* Begin DATA *

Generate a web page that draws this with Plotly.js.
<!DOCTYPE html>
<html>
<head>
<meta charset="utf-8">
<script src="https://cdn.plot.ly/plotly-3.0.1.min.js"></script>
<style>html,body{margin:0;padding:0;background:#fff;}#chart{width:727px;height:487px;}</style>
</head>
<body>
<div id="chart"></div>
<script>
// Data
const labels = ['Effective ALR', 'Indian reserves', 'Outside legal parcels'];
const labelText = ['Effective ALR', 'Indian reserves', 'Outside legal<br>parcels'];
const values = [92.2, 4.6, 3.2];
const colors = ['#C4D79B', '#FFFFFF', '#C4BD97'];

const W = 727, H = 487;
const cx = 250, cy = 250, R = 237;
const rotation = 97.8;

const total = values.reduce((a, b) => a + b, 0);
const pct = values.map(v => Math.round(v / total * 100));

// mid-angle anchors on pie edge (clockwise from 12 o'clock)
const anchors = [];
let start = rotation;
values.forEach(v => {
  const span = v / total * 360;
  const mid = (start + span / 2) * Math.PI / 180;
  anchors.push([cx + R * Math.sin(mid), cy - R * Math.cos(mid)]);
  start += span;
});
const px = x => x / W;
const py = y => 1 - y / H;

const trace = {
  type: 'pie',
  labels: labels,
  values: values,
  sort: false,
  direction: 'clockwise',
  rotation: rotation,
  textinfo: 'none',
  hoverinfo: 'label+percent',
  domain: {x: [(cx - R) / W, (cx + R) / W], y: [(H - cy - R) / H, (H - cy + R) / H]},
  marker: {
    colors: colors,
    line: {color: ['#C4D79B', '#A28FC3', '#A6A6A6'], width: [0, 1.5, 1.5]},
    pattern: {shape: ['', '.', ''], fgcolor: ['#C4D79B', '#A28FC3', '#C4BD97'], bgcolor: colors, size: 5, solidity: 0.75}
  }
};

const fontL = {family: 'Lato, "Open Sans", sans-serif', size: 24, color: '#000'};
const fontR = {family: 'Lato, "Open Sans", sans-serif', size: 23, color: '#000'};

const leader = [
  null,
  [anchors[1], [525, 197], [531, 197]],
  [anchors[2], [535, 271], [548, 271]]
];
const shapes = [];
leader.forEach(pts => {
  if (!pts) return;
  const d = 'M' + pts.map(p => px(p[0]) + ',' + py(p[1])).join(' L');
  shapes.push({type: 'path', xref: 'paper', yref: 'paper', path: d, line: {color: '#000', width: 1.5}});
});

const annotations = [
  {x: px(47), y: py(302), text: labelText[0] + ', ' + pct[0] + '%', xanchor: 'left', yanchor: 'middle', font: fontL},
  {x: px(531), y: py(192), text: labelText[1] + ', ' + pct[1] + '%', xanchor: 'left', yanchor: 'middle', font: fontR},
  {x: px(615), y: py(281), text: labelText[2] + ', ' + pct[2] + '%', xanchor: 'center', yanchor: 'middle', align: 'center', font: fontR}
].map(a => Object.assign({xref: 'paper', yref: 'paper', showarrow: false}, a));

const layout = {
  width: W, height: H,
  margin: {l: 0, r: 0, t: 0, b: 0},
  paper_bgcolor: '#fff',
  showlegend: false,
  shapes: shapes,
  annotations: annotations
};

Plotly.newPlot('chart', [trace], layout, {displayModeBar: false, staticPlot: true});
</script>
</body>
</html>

* End DATA *

■ **JOB**
Only the lines from the start of the data to the line holding "const py = y => 1 - y / H;" are wanted; return them exactly, both ends included.

■ **ANSWER**
Generate a web page that draws this with Plotly.js.
<!DOCTYPE html>
<html>
<head>
<meta charset="utf-8">
<script src="https://cdn.plot.ly/plotly-3.0.1.min.js"></script>
<style>html,body{margin:0;padding:0;background:#fff;}#chart{width:727px;height:487px;}</style>
</head>
<body>
<div id="chart"></div>
<script>
// Data
const labels = ['Effective ALR', 'Indian reserves', 'Outside legal parcels'];
const labelText = ['Effective ALR', 'Indian reserves', 'Outside legal<br>parcels'];
const values = [92.2, 4.6, 3.2];
const colors = ['#C4D79B', '#FFFFFF', '#C4BD97'];

const W = 727, H = 487;
const cx = 250, cy = 250, R = 237;
const rotation = 97.8;

const total = values.reduce((a, b) => a + b, 0);
const pct = values.map(v => Math.round(v / total * 100));

// mid-angle anchors on pie edge (clockwise from 12 o'clock)
const anchors = [];
let start = rotation;
values.forEach(v => {
  const span = v / total * 360;
  const mid = (start + span / 2) * Math.PI / 180;
  anchors.push([cx + R * Math.sin(mid), cy - R * Math.cos(mid)]);
  start += span;
});
const px = x => x / W;
const py = y => 1 - y / H;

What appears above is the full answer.